In the past, Radermacher said the city has seen an importance in several projects throughout the community, but lacked the staff to focus solely on such projects. The fellowship position, he said, will provide an opportunity to dedicate the time to those areas in the community without taking away from other city responsibilities.

“I think we can really start moving the needle forward to create hope for these businesses to survive and thrive in these coming years,” Radermacher said.

LFA is a nonprofit organization that connects recent graduates and local governments to advance leadership development. The organization will pay the fellow a month stipend for housing and healthcare while the city must pay a portion for cost of living and other supports.
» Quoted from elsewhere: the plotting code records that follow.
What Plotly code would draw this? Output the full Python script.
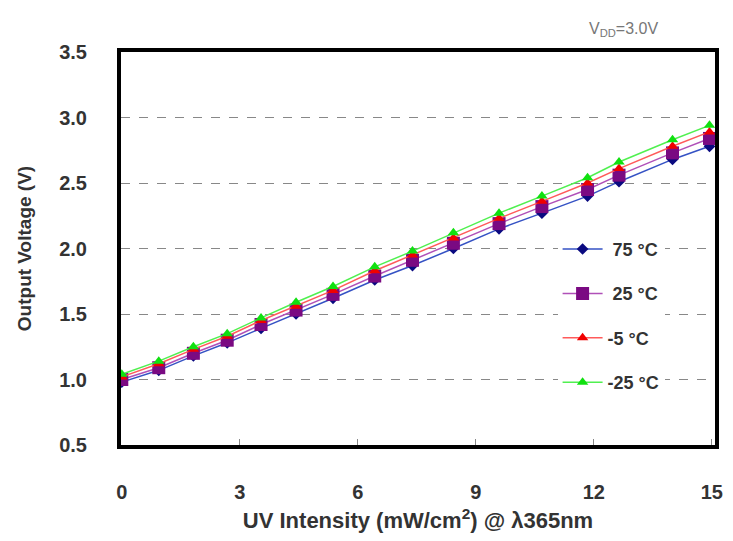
import plotly.graph_objects as go

uv_intensity = [0, 0.94, 1.82, 2.68, 3.54, 4.43, 5.37, 6.43, 7.39, 8.43, 9.59, 10.68, 11.84, 12.64, 14.0, 14.94]
v_75c = [0.98, 1.07, 1.18, 1.28, 1.39, 1.50, 1.62, 1.76, 1.87, 2.00, 2.15, 2.27, 2.40, 2.51, 2.68, 2.78]
v_25c = [1.00, 1.09, 1.20, 1.30, 1.42, 1.53, 1.65, 1.79, 1.91, 2.04, 2.19, 2.32, 2.45, 2.56, 2.73, 2.84]
v_m5c = [1.02, 1.12, 1.23, 1.33, 1.45, 1.56, 1.68, 1.83, 1.95, 2.08, 2.23, 2.36, 2.50, 2.61, 2.78, 2.89]
v_m25c = [1.04, 1.14, 1.25, 1.35, 1.47, 1.59, 1.71, 1.86, 1.98, 2.12, 2.27, 2.40, 2.54, 2.66, 2.83, 2.94]

series_names = ["\u00a075 °C", "\u00a025 °C", "-5 °C", "-25 °C"]
x_ticks = [0, 3, 6, 9, 12, 15]
y_ticks = [0.5, 1.0, 1.5, 2.0, 2.5, 3.0, 3.5]

styles = [
    dict(line="#3552c4", marker="#0a0a80", symbol="diamond", size=9),
    dict(line="#b050b8", marker="#7a0a82", symbol="square", size=13),
    dict(line="#ff5a5a", marker="#f00000", symbol="triangle-up", size=10),
    dict(line="#50f050", marker="#10e010", symbol="triangle-up", size=10),
]

fig = go.Figure()
for name, ys, st in zip(series_names, [v_75c, v_25c, v_m5c, v_m25c], styles):
    fig.add_trace(go.Scatter(
        x=uv_intensity, y=ys, name=f"<b>{name}</b>", mode="lines+markers",
        legendgroup=name,
        line=dict(color=st["line"], width=1.5),
        marker=dict(color=st["marker"], symbol=st["symbol"], size=st["size"], line=dict(width=0)),
    ))

fig.update_layout(
    width=733, height=541,
    margin=dict(l=113, r=26, t=44, b=104),
    paper_bgcolor="white", plot_bgcolor="white",
    font=dict(family="Liberation Sans, Arial, sans-serif", color="#333333"),
    showlegend=True,
    legend=dict(
        x=0.735, y=0.545, xanchor="left", yanchor="top",
        bgcolor="white", borderwidth=0,
        font=dict(size=18, color="#333333", family="Liberation Sans, Arial, sans-serif"),
        tracegroupgap=18, itemwidth=40,
    ),
    annotations=[dict(
        text="V<sub>DD</sub>=3.0V", x=0.846, y=1.056, xref="paper", yref="paper",
        showarrow=False, xanchor="center", yanchor="middle",
        font=dict(size=16, color="#777777"),
    )],
)

fig.update_xaxes(
    range=[-0.02, 15.08], tickvals=x_ticks, ticktext=[f"<b>{v}</b>" for v in x_ticks],
    showgrid=False, zeroline=False,
    showline=True, linecolor="black", linewidth=4, mirror=True,
    ticks="inside", ticklen=6, tickcolor="#888888", tickwidth=1,
    ticklabelstandoff=26,
    tickfont=dict(size=20, color="#333333"),
    title=dict(text="<b>UV Intensity (mW/cm<sup>2</sup>) @ λ365nm</b>", font=dict(size=22, color="#333333"), standoff=12),
)
fig.update_yaxes(
    range=[0.5, 3.5], tickvals=y_ticks, ticktext=[f"<b>{v:.1f}</b>" for v in y_ticks],
    showgrid=True, gridcolor="#888888", griddash="dash", gridwidth=1.2,
    zeroline=False,
    showline=True, linecolor="black", linewidth=4, mirror=True,
    ticks="", ticklabelstandoff=26,
    tickfont=dict(size=20, color="#333333"),
    title=dict(text="<b>Output Voltage (V)</b>", font=dict(size=19, color="#333333"), standoff=24),
)

fig.write_html("out.html")
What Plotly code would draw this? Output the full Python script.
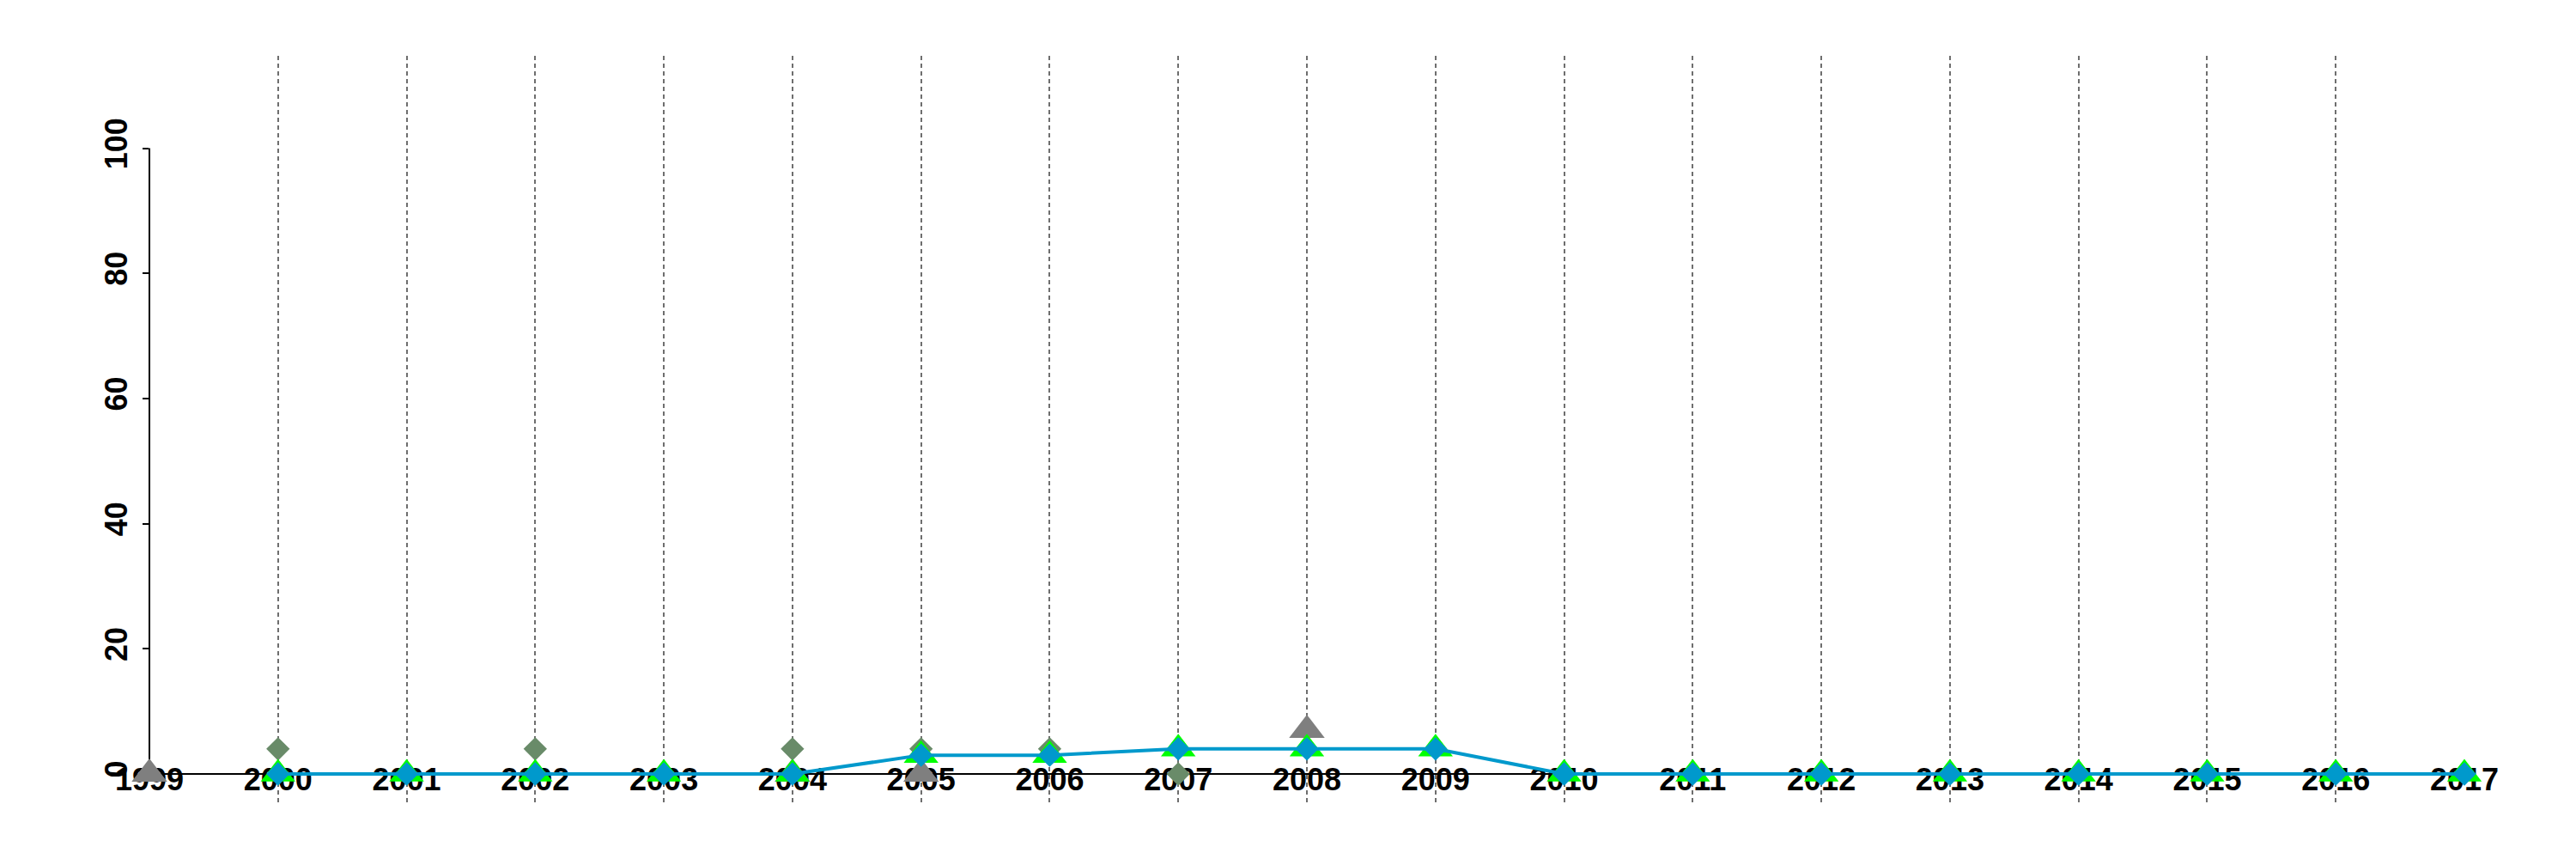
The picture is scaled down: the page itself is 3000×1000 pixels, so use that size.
import plotly.graph_objects as go

# ---- data ----
years = list(range(1999, 2018))
x_tick_labels = [str(y) for y in years]
y_ticks = [0, 20, 40, 60, 80, 100]

blue_years = years[1:]
blue_vals = [0, 0, 0, 0, 0, 3, 3, 4, 4, 4, 0, 0, 0, 0, 0, 0, 0, 0]

green_years = years[1:]
green_vals = [0, 0, 0, 0, 0, 3, 3, 4, 4, 4, 0, 0, 0, 0, 0, 0, 0, 0]

dkgreen_years = [2000, 2002, 2004, 2005, 2006, 2007]
dkgreen_vals = [4, 4, 4, 4, 4, 0]

grey_years = [1999, 2004, 2005, 2008]
grey_vals = [0, 0, 0, 7]

# ---- styling ----
FONT = dict(family="Liberation Sans, Arial, sans-serif", size=36, color="black", weight="bold")
Y_RANGE = [-5.08, 114.76]
AXIS_POS = 5.08 / (114.76 + 5.08)

fig = go.Figure()

fig.add_trace(go.Scatter(
    x=grey_years, y=grey_vals, mode="markers", cliponaxis=False,
    marker=dict(symbol="triangle-up", size=36, color="#7F7F7F", line=dict(width=0)),
    hoverinfo="skip", showlegend=False))

fig.add_trace(go.Scatter(
    x=dkgreen_years, y=dkgreen_vals, mode="markers", cliponaxis=False,
    marker=dict(symbol="diamond", size=21, color="#698B69", line=dict(width=0)),
    hoverinfo="skip", showlegend=False))

fig.add_trace(go.Scatter(
    x=green_years, y=green_vals, mode="markers", cliponaxis=False,
    marker=dict(symbol="triangle-up", size=35, color="#00FF00", line=dict(width=0)),
    hoverinfo="skip", showlegend=False))

fig.add_trace(go.Scatter(
    x=blue_years, y=blue_vals, mode="lines+markers", cliponaxis=False, xaxis="x2",
    line=dict(color="#0099CC", width=4),
    marker=dict(symbol="diamond", size=21, color="#0099CC", line=dict(width=0)),
    hoverinfo="skip", showlegend=False))

fig.add_shape(type="line", xref="paper", x0=0, x1=0, yref="y",
              y0=y_ticks[0], y1=y_ticks[-1], layer="below",
              line=dict(color="black", width=2))

fig.update_layout(
    width=3000, height=1000,
    margin=dict(l=166, r=138, t=57, b=70, autoexpand=False),
    paper_bgcolor="white", plot_bgcolor="white",
    showlegend=False,
    xaxis=dict(range=[years[0], years[-1]], anchor="free", position=AXIS_POS,
               layer="below traces", automargin=False,
               showline=True, linecolor="black", linewidth=2,
               ticks="", tickmode="array", tickvals=years, ticktext=x_tick_labels,
               tickfont=FONT, ticklabelstandoff=-25,
               showgrid=False, zeroline=False),
    xaxis2=dict(range=[years[0], years[-1]], overlaying="x", anchor="free", position=AXIS_POS,
                layer="below traces", automargin=False,
                showline=False, ticks="", showticklabels=False,
                tickmode="array", tickvals=years[1:],
                showgrid=True, gridcolor="#6E6E6E", gridwidth=2, griddash="5px,4px",
                zeroline=False),
    yaxis=dict(range=Y_RANGE, tickmode="array", tickvals=y_ticks,
               ticktext=[str(v) for v in y_ticks],
               layer="below traces", automargin=False,
               ticks="outside", ticklen=7, tickwidth=2, tickcolor="black",
               ticklabelstandoff=4,
               showline=False, showgrid=False, zeroline=False,
               tickangle=-90, tickfont=FONT),
)

fig.write_html("out.html")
The total projected cost to the city is about $32,081 per year, Radermacher said. The city may pay this sum through various sources of funding such as grants; the remainder will come from the Economic Development Authority budget. Sourcewell has committed a $10,000 grant per year to help the city’s endeavors and there is possibly another $5,000 in grant funding available from the Initiative Foundation.

If the city receives the funding it seeks, it would pay $17,081 for the first year of the fellowship and $20,081 the second year, but these costs may change based on future funding opportunities.

Ward, set to start in September at the latest, is a graduate of the University of Wisconsin with a master’s in environmental conversation with a focus on conservation planning and communication. She has experience working with businesses and local governments through the Clean Energy Resource Teams (CERTs) as a Minnesota GreenCorps member.

When asked what would happen after her two years of work in the city, Ward said she was originally committed to staying in the state and, if circumstance allowed, she would consider staying in the Little Falls area as well.

Each month Ward will submit a progress report to the city on her work in the community.